### DIRECTIONS
Reproduce all the lines below exactly and omit the images.

### RECORDED INFORMATION
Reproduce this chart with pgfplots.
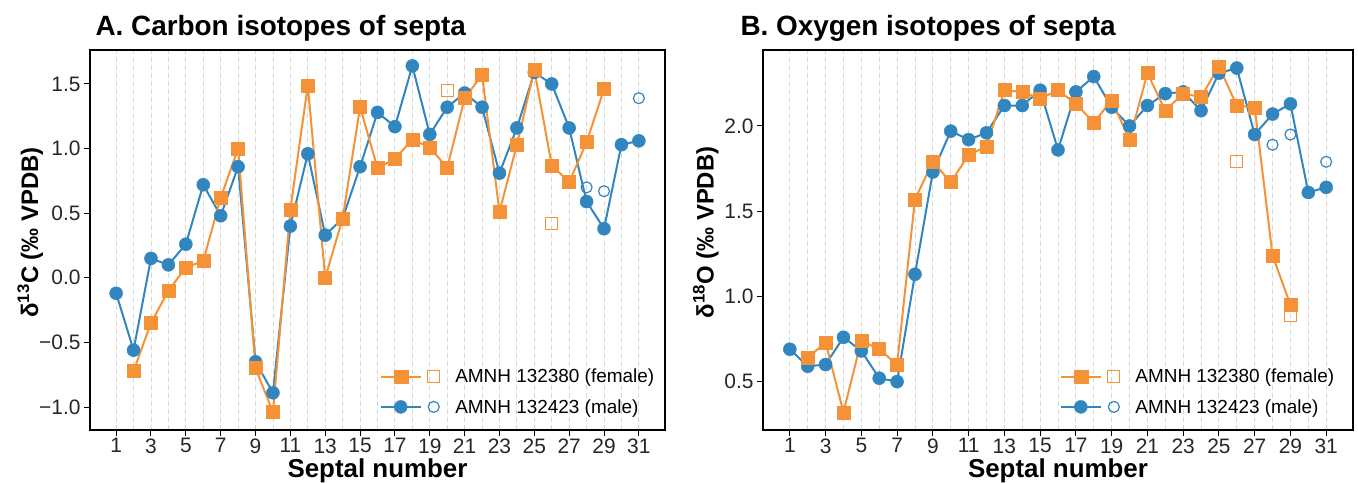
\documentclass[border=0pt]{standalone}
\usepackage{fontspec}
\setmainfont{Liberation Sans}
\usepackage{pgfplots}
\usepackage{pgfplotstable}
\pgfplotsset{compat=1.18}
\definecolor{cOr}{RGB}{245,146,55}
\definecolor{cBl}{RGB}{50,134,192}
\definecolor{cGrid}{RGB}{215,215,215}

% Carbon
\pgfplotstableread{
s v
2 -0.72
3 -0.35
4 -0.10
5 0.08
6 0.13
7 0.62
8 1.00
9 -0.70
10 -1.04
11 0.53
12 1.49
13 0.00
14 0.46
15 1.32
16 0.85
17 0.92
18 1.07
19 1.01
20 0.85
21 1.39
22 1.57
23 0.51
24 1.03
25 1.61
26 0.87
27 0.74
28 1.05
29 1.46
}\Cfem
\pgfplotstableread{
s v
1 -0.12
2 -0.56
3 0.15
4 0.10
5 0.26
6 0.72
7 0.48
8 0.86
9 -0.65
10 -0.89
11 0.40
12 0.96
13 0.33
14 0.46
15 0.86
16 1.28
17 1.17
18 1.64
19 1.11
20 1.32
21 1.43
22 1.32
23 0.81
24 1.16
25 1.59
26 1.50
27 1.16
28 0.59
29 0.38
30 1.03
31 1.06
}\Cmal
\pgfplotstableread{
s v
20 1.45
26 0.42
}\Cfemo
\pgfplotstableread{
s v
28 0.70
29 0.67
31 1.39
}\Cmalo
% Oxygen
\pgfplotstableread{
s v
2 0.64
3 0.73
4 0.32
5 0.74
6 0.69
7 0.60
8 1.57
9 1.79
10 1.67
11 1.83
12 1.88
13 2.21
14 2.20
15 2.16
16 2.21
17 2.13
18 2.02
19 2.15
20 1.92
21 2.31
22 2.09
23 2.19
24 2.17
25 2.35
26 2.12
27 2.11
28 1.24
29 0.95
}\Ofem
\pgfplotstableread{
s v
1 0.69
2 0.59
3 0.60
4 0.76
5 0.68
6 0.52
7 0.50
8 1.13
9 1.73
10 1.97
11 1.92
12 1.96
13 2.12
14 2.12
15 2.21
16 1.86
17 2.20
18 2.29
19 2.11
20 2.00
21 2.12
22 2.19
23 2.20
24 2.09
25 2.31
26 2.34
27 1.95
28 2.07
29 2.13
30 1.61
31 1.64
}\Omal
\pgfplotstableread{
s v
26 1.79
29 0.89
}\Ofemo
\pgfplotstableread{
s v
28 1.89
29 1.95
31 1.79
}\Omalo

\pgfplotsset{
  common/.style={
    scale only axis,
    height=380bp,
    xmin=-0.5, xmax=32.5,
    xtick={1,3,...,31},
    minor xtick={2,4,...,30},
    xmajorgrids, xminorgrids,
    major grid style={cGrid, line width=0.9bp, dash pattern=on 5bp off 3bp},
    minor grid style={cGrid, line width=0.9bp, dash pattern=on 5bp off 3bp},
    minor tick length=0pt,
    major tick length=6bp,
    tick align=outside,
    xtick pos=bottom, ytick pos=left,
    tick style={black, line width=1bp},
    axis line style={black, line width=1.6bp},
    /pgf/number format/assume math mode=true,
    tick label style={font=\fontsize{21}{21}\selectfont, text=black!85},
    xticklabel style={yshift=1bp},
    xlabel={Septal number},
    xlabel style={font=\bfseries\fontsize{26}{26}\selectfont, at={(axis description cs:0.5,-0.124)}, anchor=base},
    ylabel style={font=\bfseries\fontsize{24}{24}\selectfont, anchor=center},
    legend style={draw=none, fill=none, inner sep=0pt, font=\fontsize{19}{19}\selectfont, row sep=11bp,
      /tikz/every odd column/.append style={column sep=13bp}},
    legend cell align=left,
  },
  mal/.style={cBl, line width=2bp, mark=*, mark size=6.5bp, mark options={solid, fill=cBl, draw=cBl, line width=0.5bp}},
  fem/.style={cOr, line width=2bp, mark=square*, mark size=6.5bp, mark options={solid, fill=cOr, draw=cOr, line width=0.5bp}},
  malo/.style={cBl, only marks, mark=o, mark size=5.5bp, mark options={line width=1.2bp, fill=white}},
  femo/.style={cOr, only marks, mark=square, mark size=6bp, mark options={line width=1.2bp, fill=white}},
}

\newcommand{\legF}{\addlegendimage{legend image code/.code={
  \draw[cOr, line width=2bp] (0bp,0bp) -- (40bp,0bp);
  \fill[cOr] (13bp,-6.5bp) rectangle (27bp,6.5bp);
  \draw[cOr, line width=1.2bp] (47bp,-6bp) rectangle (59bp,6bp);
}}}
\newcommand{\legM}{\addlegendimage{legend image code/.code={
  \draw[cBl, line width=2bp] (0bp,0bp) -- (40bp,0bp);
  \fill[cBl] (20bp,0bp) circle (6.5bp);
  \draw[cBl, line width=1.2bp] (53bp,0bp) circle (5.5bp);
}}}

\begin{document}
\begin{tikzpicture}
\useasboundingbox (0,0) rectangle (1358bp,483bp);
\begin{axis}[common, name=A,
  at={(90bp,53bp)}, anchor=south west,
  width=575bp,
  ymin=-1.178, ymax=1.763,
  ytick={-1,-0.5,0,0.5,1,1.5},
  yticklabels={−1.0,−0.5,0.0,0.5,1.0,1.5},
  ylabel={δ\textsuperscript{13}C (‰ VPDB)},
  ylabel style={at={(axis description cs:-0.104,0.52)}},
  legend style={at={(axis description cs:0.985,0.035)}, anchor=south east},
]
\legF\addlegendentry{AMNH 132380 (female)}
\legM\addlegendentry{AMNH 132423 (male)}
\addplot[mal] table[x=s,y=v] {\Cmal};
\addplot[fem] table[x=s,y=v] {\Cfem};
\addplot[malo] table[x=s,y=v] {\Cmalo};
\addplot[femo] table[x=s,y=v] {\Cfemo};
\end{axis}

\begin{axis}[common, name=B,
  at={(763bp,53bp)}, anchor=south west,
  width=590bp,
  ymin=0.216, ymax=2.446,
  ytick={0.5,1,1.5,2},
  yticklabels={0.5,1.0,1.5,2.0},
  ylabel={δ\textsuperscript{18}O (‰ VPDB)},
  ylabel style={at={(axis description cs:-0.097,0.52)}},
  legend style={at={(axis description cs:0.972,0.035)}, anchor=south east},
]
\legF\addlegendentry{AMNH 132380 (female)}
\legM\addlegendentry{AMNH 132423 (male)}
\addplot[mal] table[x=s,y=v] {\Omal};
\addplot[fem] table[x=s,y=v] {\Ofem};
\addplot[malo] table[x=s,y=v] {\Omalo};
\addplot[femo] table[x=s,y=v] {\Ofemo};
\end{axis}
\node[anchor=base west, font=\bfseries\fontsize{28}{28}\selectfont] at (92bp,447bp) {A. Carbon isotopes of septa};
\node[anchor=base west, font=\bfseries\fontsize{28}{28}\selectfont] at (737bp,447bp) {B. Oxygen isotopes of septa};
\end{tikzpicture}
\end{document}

### ANSWER TO THE TASK
Reproduce this chart with pgfplots.
\documentclass[border=0pt]{standalone}
\usepackage{fontspec}
\setmainfont{Liberation Sans}
\usepackage{pgfplots}
\usepackage{pgfplotstable}
\pgfplotsset{compat=1.18}
\definecolor{cOr}{RGB}{245,146,55}
\definecolor{cBl}{RGB}{50,134,192}
\definecolor{cGrid}{RGB}{215,215,215}

% Carbon
\pgfplotstableread{
s v
2 -0.72
3 -0.35
4 -0.10
5 0.08
6 0.13
7 0.62
8 1.00
9 -0.70
10 -1.04
11 0.53
12 1.49
13 0.00
14 0.46
15 1.32
16 0.85
17 0.92
18 1.07
19 1.01
20 0.85
21 1.39
22 1.57
23 0.51
24 1.03
25 1.61
26 0.87
27 0.74
28 1.05
29 1.46
}\Cfem
\pgfplotstableread{
s v
1 -0.12
2 -0.56
3 0.15
4 0.10
5 0.26
6 0.72
7 0.48
8 0.86
9 -0.65
10 -0.89
11 0.40
12 0.96
13 0.33
14 0.46
15 0.86
16 1.28
17 1.17
18 1.64
19 1.11
20 1.32
21 1.43
22 1.32
23 0.81
24 1.16
25 1.59
26 1.50
27 1.16
28 0.59
29 0.38
30 1.03
31 1.06
}\Cmal
\pgfplotstableread{
s v
20 1.45
26 0.42
}\Cfemo
\pgfplotstableread{
s v
28 0.70
29 0.67
31 1.39
}\Cmalo
% Oxygen
\pgfplotstableread{
s v
2 0.64
3 0.73
4 0.32
5 0.74
6 0.69
7 0.60
8 1.57
9 1.79
10 1.67
11 1.83
12 1.88
13 2.21
14 2.20
15 2.16
16 2.21
17 2.13
18 2.02
19 2.15
20 1.92
21 2.31
22 2.09
23 2.19
24 2.17
25 2.35
26 2.12
27 2.11
28 1.24
29 0.95
}\Ofem
\pgfplotstableread{
s v
1 0.69
2 0.59
3 0.60
4 0.76
5 0.68
6 0.52
7 0.50
8 1.13
9 1.73
10 1.97
11 1.92
12 1.96
13 2.12
14 2.12
15 2.21
16 1.86
17 2.20
18 2.29
19 2.11
20 2.00
21 2.12
22 2.19
23 2.20
24 2.09
25 2.31
26 2.34
27 1.95
28 2.07
29 2.13
30 1.61
31 1.64
}\Omal
\pgfplotstableread{
s v
26 1.79
29 0.89
}\Ofemo
\pgfplotstableread{
s v
28 1.89
29 1.95
31 1.79
}\Omalo

\pgfplotsset{
  common/.style={
    scale only axis,
    height=380bp,
    xmin=-0.5, xmax=32.5,
    xtick={1,3,...,31},
    minor xtick={2,4,...,30},
    xmajorgrids, xminorgrids,
    major grid style={cGrid, line width=0.9bp, dash pattern=on 5bp off 3bp},
    minor grid style={cGrid, line width=0.9bp, dash pattern=on 5bp off 3bp},
    minor tick length=0pt,
    major tick length=6bp,
    tick align=outside,
    xtick pos=bottom, ytick pos=left,
    tick style={black, line width=1bp},
    axis line style={black, line width=1.6bp},
    /pgf/number format/assume math mode=true,
    tick label style={font=\fontsize{21}{21}\selectfont, text=black!85},
    xticklabel style={yshift=1bp},
    xlabel={Septal number},
    xlabel style={font=\bfseries\fontsize{26}{26}\selectfont, at={(axis description cs:0.5,-0.124)}, anchor=base},
    ylabel style={font=\bfseries\fontsize{24}{24}\selectfont, anchor=center},
    legend style={draw=none, fill=none, inner sep=0pt, font=\fontsize{19}{19}\selectfont, row sep=11bp,
      /tikz/every odd column/.append style={column sep=13bp}},
    legend cell align=left,
  },
  mal/.style={cBl, line width=2bp, mark=*, mark size=6.5bp, mark options={solid, fill=cBl, draw=cBl, line width=0.5bp}},
  fem/.style={cOr, line width=2bp, mark=square*, mark size=6.5bp, mark options={solid, fill=cOr, draw=cOr, line width=0.5bp}},
  malo/.style={cBl, only marks, mark=o, mark size=5.5bp, mark options={line width=1.2bp, fill=white}},
  femo/.style={cOr, only marks, mark=square, mark size=6bp, mark options={line width=1.2bp, fill=white}},
}

\newcommand{\legF}{\addlegendimage{legend image code/.code={
  \draw[cOr, line width=2bp] (0bp,0bp) -- (40bp,0bp);
  \fill[cOr] (13bp,-6.5bp) rectangle (27bp,6.5bp);
  \draw[cOr, line width=1.2bp] (47bp,-6bp) rectangle (59bp,6bp);
}}}
\newcommand{\legM}{\addlegendimage{legend image code/.code={
  \draw[cBl, line width=2bp] (0bp,0bp) -- (40bp,0bp);
  \fill[cBl] (20bp,0bp) circle (6.5bp);
  \draw[cBl, line width=1.2bp] (53bp,0bp) circle (5.5bp);
}}}

\begin{document}
\begin{tikzpicture}
\useasboundingbox (0,0) rectangle (1358bp,483bp);
\begin{axis}[common, name=A,
  at={(90bp,53bp)}, anchor=south west,
  width=575bp,
  ymin=-1.178, ymax=1.763,
  ytick={-1,-0.5,0,0.5,1,1.5},
  yticklabels={−1.0,−0.5,0.0,0.5,1.0,1.5},
  ylabel={δ\textsuperscript{13}C (‰ VPDB)},
  ylabel style={at={(axis description cs:-0.104,0.52)}},
  legend style={at={(axis description cs:0.985,0.035)}, anchor=south east},
]
\legF\addlegendentry{AMNH 132380 (female)}
\legM\addlegendentry{AMNH 132423 (male)}
\addplot[mal] table[x=s,y=v] {\Cmal};
\addplot[fem] table[x=s,y=v] {\Cfem};
\addplot[malo] table[x=s,y=v] {\Cmalo};
\addplot[femo] table[x=s,y=v] {\Cfemo};
\end{axis}

\begin{axis}[common, name=B,
  at={(763bp,53bp)}, anchor=south west,
  width=590bp,
  ymin=0.216, ymax=2.446,
  ytick={0.5,1,1.5,2},
  yticklabels={0.5,1.0,1.5,2.0},
  ylabel={δ\textsuperscript{18}O (‰ VPDB)},
  ylabel style={at={(axis description cs:-0.097,0.52)}},
  legend style={at={(axis description cs:0.972,0.035)}, anchor=south east},
]
\legF\addlegendentry{AMNH 132380 (female)}
\legM\addlegendentry{AMNH 132423 (male)}
\addplot[mal] table[x=s,y=v] {\Omal};
\addplot[fem] table[x=s,y=v] {\Ofem};
\addplot[malo] table[x=s,y=v] {\Omalo};
\addplot[femo] table[x=s,y=v] {\Ofemo};
\end{axis}
\node[anchor=base west, font=\bfseries\fontsize{28}{28}\selectfont] at (92bp,447bp) {A. Carbon isotopes of septa};
\node[anchor=base west, font=\bfseries\fontsize{28}{28}\selectfont] at (737bp,447bp) {B. Oxygen isotopes of septa};
\end{tikzpicture}
\end{document}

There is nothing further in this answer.